■ SOURCE EXCERPT ■
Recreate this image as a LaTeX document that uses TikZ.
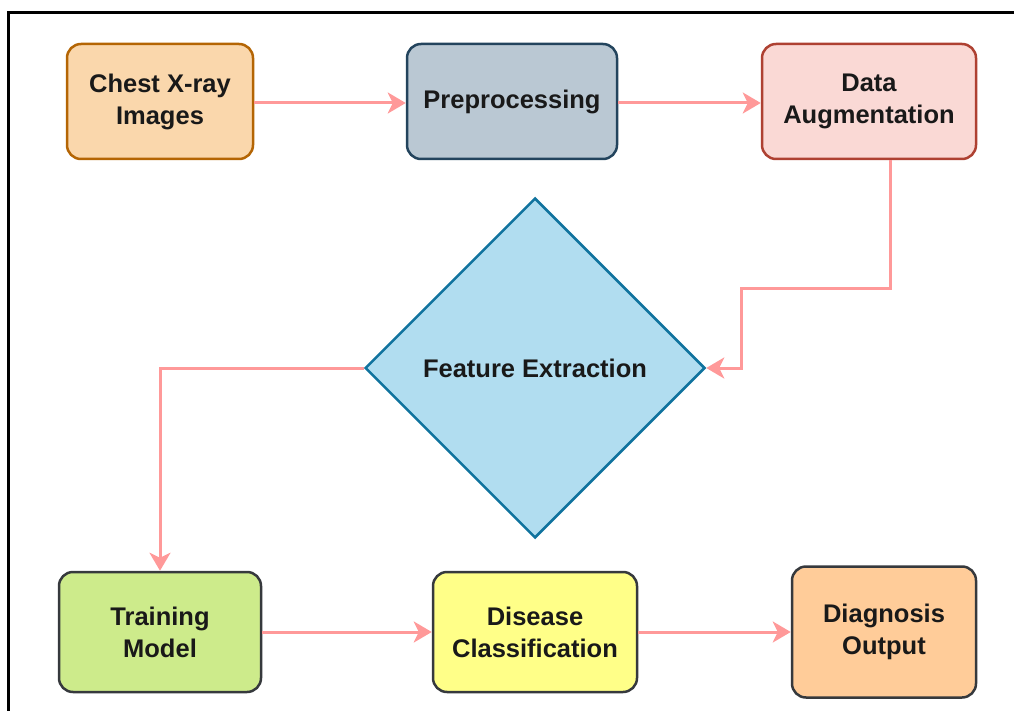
\documentclass[tikz,border=0pt]{standalone}
\usepackage{fontspec}
\setmainfont{Liberation Sans}
\usetikzlibrary{arrows.meta,shapes.geometric}
\definecolor{fOrange}{HTML}{FAD7AC}\definecolor{sOrange}{HTML}{B46504}
\definecolor{fGray}{HTML}{BAC8D3}\definecolor{sGray}{HTML}{23445D}
\definecolor{fRed}{HTML}{FAD9D5}\definecolor{sRed}{HTML}{AE4132}
\definecolor{fBlue}{HTML}{B1DDF0}\definecolor{sBlue}{HTML}{10739E}
\definecolor{fGreen}{HTML}{CDEB8B}\definecolor{sDark}{HTML}{36393D}
\definecolor{fYellow}{HTML}{FFFF88}\definecolor{fPeach}{HTML}{FFCC99}
\definecolor{arrowPink}{HTML}{FF9999}
\begin{document}
\begin{tikzpicture}[x=1pt,y=-1pt,
  lbl/.style={font=\fontsize{25.5}{32}\selectfont\bfseries, text=black!90},
  box/.style={lbl, rounded corners=14pt, line width=2.5pt, align=center, inner sep=0pt},
  arr/.style={draw=arrowPink, line width=3pt, -{Stealth[length=18pt,width=21pt,inset=5pt]}}]
\useasboundingbox (0,0) rectangle (1014,711);
\draw[line width=3pt] (8,730) -- (8,13) -- (1030,13);
\node[box, fill=fOrange, draw=sOrange, minimum width=186pt, minimum height=115pt] (CX) at (160,101.5) {Chest X-ray\\Images};
\node[box, fill=fGray, draw=sGray, minimum width=210pt, minimum height=115pt] (PP) at (512,101.5) {Preprocessing};
\node[box, fill=fRed, draw=sRed, minimum width=214pt, minimum height=115pt] (DA) at (869,101.5) {Data\\Augmentation};
\node[diamond, aspect=1, fill=fBlue, draw=sBlue, line width=2.5pt, minimum width=340pt, minimum height=340pt, inner sep=0pt, lbl] (FE) at (535,368) {Feature Extraction};
\node[box, fill=fGreen, draw=sDark, minimum width=202pt, minimum height=120pt] (TM) at (160,632) {Training\\Model};
\node[box, fill=fYellow, draw=sDark, minimum width=204pt, minimum height=120pt] (DC) at (535,632) {Disease\\Classification};
\node[box, fill=fPeach, draw=sDark, minimum width=184pt, minimum height=131pt] (DO) at (884,632) {Diagnosis\\Output};
\coordinate (k1) at (890,288);
\coordinate (k2) at (741,288);
\draw[arr] ([yshift=-1.5pt]CX.east) -- ([yshift=-1.5pt]PP.west);
\draw[arr] ([yshift=-1.5pt]PP.east) -- ([yshift=-1.5pt]DA.west);
\draw[arr] (DA.south -| k1) -- (k1) -- (k2) |- (FE.east);
\draw[arr] (FE.west) -| (TM.north);
\draw[arr] (TM.east) -- (DC.west);
\draw[arr] (DC.east) -- (DO.west);
\end{tikzpicture}
\end{document}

■ GOAL ■
Quote the preceding listing precisely and completely, omitting its images.

■ FULL RESPONSE ■
Recreate this image as a LaTeX document that uses TikZ.
\documentclass[tikz,border=0pt]{standalone}
\usepackage{fontspec}
\setmainfont{Liberation Sans}
\usetikzlibrary{arrows.meta,shapes.geometric}
\definecolor{fOrange}{HTML}{FAD7AC}\definecolor{sOrange}{HTML}{B46504}
\definecolor{fGray}{HTML}{BAC8D3}\definecolor{sGray}{HTML}{23445D}
\definecolor{fRed}{HTML}{FAD9D5}\definecolor{sRed}{HTML}{AE4132}
\definecolor{fBlue}{HTML}{B1DDF0}\definecolor{sBlue}{HTML}{10739E}
\definecolor{fGreen}{HTML}{CDEB8B}\definecolor{sDark}{HTML}{36393D}
\definecolor{fYellow}{HTML}{FFFF88}\definecolor{fPeach}{HTML}{FFCC99}
\definecolor{arrowPink}{HTML}{FF9999}
\begin{document}
\begin{tikzpicture}[x=1pt,y=-1pt,
  lbl/.style={font=\fontsize{25.5}{32}\selectfont\bfseries, text=black!90},
  box/.style={lbl, rounded corners=14pt, line width=2.5pt, align=center, inner sep=0pt},
  arr/.style={draw=arrowPink, line width=3pt, -{Stealth[length=18pt,width=21pt,inset=5pt]}}]
\useasboundingbox (0,0) rectangle (1014,711);
\draw[line width=3pt] (8,730) -- (8,13) -- (1030,13);
\node[box, fill=fOrange, draw=sOrange, minimum width=186pt, minimum height=115pt] (CX) at (160,101.5) {Chest X-ray\\Images};
\node[box, fill=fGray, draw=sGray, minimum width=210pt, minimum height=115pt] (PP) at (512,101.5) {Preprocessing};
\node[box, fill=fRed, draw=sRed, minimum width=214pt, minimum height=115pt] (DA) at (869,101.5) {Data\\Augmentation};
\node[diamond, aspect=1, fill=fBlue, draw=sBlue, line width=2.5pt, minimum width=340pt, minimum height=340pt, inner sep=0pt, lbl] (FE) at (535,368) {Feature Extraction};
\node[box, fill=fGreen, draw=sDark, minimum width=202pt, minimum height=120pt] (TM) at (160,632) {Training\\Model};
\node[box, fill=fYellow, draw=sDark, minimum width=204pt, minimum height=120pt] (DC) at (535,632) {Disease\\Classification};
\node[box, fill=fPeach, draw=sDark, minimum width=184pt, minimum height=131pt] (DO) at (884,632) {Diagnosis\\Output};
\coordinate (k1) at (890,288);
\coordinate (k2) at (741,288);
\draw[arr] ([yshift=-1.5pt]CX.east) -- ([yshift=-1.5pt]PP.west);
\draw[arr] ([yshift=-1.5pt]PP.east) -- ([yshift=-1.5pt]DA.west);
\draw[arr] (DA.south -| k1) -- (k1) -- (k2) |- (FE.east);
\draw[arr] (FE.west) -| (TM.north);
\draw[arr] (TM.east) -- (DC.west);
\draw[arr] (DC.east) -- (DO.west);
\end{tikzpicture}
\end{document}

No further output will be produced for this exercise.